Counter-narrating the Inhumane: Rodolfo Acosta’s True Negatives and the Decolonial Aesthesis of Collective Responsibility
This exposition outlines my research project on Rodolfo Acosta’s True Negatives (2009). This musical work emerges in dialogue with Colombia’s “false positives” scandal, a state-orchestrated fantasy designed to obscure the atrocity, wherein murdered civilians were presented as guerrilla combatants. I argue that Acosta’s music composition functions not as a direct response to this horror but as a counter-narrative that operates through its very compositional structure.
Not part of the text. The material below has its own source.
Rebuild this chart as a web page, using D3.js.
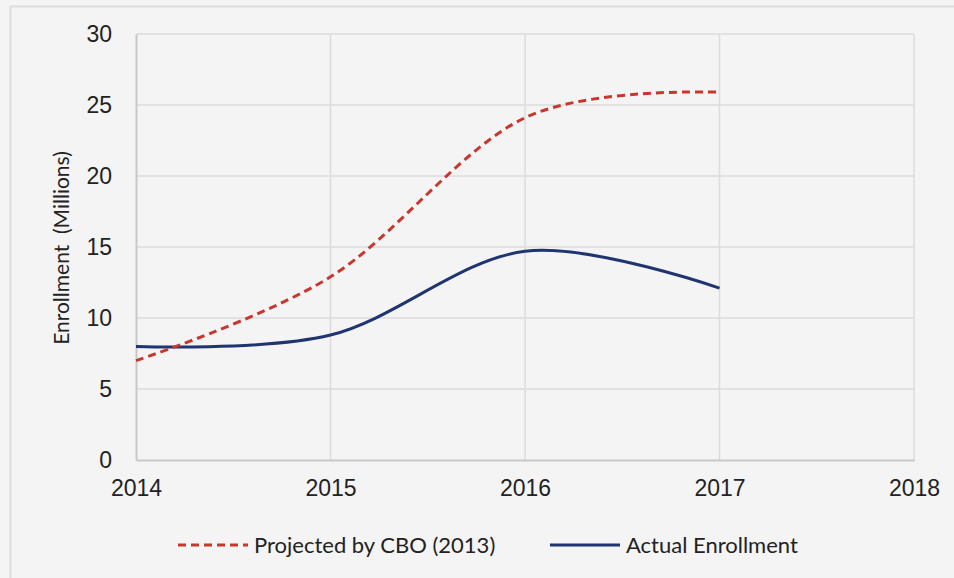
<!DOCTYPE html>
<meta charset="utf-8">
<style>
  body { margin: 0; background: #f4f4f4; }
  svg { display: block; font-family: "Lato", "Open Sans", sans-serif; }
</style>
<body>
<script src="https://d3js.org/d3.v7.min.js"></script>
<script>

// data
var years = [2014, 2015, 2016, 2017];
var projected = [7.0, 12.9, 24.1, 25.9];   // Projected by CBO (2013)
var actual = [8.0, 8.8, 14.7, 12.1];       // Actual Enrollment
var xTicks = [2014, 2015, 2016, 2017, 2018];
var yTicks = [0, 5, 10, 15, 20, 25, 30];
var seriesNames = ["Projected by CBO (2013)", "Actual Enrollment"];

var W = 954, H = 578;
var margin = {top: 34, right: 40, bottom: 118, left: 136};
var width = 914 - margin.left,
    height = 460 - margin.top;

var svg = d3.select("body").append("svg")
  .attr("width", W)
  .attr("height", H);

// panel background + thin frame
svg.append("rect")
  .attr("x", 0).attr("y", 0).attr("width", W).attr("height", H)
  .attr("fill", "#f4f4f4");
svg.append("path")
  .attr("d", "M10.5," + H + "V6.5H" + W)
  .attr("fill", "none")
  .attr("stroke", "#dcdcdc")
  .attr("stroke-width", 2);

var g = svg.append("g")
  .attr("transform", "translate(" + margin.left + "," + margin.top + ")");

var x = d3.scaleLinear().domain([2014, 2018]).range([0, width]);
var y = d3.scaleLinear().domain([0, 30]).range([height, 0]);

// gridlines
g.append("g")
  .selectAll("line.hgrid")
  .data(yTicks.filter(function(d){ return d > 0; }))
  .enter().append("line")
    .attr("x1", 0).attr("x2", width)
    .attr("y1", function(d){ return y(d); })
    .attr("y2", function(d){ return y(d); })
    .attr("stroke", "#dcdcdc")
    .attr("stroke-width", 1.5);

g.append("g")
  .selectAll("line.vgrid")
  .data(xTicks.filter(function(d){ return d > 2014; }))
  .enter().append("line")
    .attr("y1", 0).attr("y2", height)
    .attr("x1", function(d){ return x(d); })
    .attr("x2", function(d){ return x(d); })
    .attr("stroke", "#dcdcdc")
    .attr("stroke-width", 1.5);

// axes
var yAxis = g.append("g")
  .call(d3.axisLeft(y).tickValues(yTicks).tickSize(0).tickPadding(24));
var xAxis = g.append("g")
  .attr("transform", "translate(0," + height + ")")
  .call(d3.axisBottom(x).tickValues(xTicks).tickSize(0).tickPadding(20).tickFormat(d3.format("d")));

[xAxis, yAxis].forEach(function(a){
  a.select(".domain").attr("stroke", "#c8c8c8").attr("stroke-width", 2);
  a.selectAll("text").attr("fill", "#222").style("font-size", "23px");
});

// axis title
svg.append("text")
  .attr("transform", "translate(62,248) rotate(-90)")
  .attr("text-anchor", "middle")
  .attr("dy", "0.35em")
  .attr("fill", "#222")
  .style("font-size", "21px")
  .attr("xml:space", "preserve")
  .text("Enrollment  (Millions)");

// lines
var line = d3.line()
  .x(function(d){ return x(d.year); })
  .y(function(d){ return y(d.value); })
  .curve(d3.curveCardinal.tension(0));

var toPoints = function(vals){
  return years.map(function(yr, i){ return {year: yr, value: vals[i]}; });
};

g.append("path")
  .attr("d", line(toPoints(actual)))
  .attr("fill", "none")
  .attr("stroke", "#1f3470")
  .attr("stroke-width", 3);

g.append("path")
  .attr("d", line(toPoints(projected)))
  .attr("fill", "none")
  .attr("stroke", "#c8372d")
  .attr("stroke-width", 3)
  .attr("stroke-dasharray", "8,5");

// legend
var legend = [
  {name: seriesNames[0], color: "#c8372d", dash: "8,5", x: 178},
  {name: seriesNames[1], color: "#1f3470", dash: null, x: 550}
];
var lg = svg.selectAll("g.legend")
  .data(legend)
  .enter().append("g")
    .attr("transform", function(d){ return "translate(" + d.x + ",545)"; });
lg.append("line")
  .attr("x1", 0).attr("x2", 70)
  .attr("stroke", function(d){ return d.color; })
  .attr("stroke-width", 3)
  .attr("stroke-dasharray", function(d){ return d.dash; });
lg.append("text")
  .attr("x", 76)
  .attr("dy", "0.35em")
  .attr("fill", "#222")
  .style("font-size", "22px")
  .text(function(d){ return d.name; });

</script>
</body>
By redistributing agency, challenging hierarchical orders, and fostering a community of listening and ethical responsibility, True Negatives creates a collaborative sonic space that promotes collective construction of memory and embodies the antithesis of the impersonal, top-down mechanics of state violence.
From a composer’s perspective, True Negatives is best understood through a decolonial lens of relational temporality. My analysis is framed by theories that question modernity's linear temporality and visual-centric representation, such as Rolando Vázquez’s concept of “relational times” (2020) and his critique of the “modern gaze”, helping to illuminate how True Negatives creates a sonic space where memory is not fixed but collectively and continually renegotiated. Additionally, Ana María Ochoa Gautier’s work on aurality (2014) further provides a lens to understand this shift from a visual-representational regime to an aural-relational one. The materials in the body of this project include the analysis of an interview with Acosta and the analysis of the score.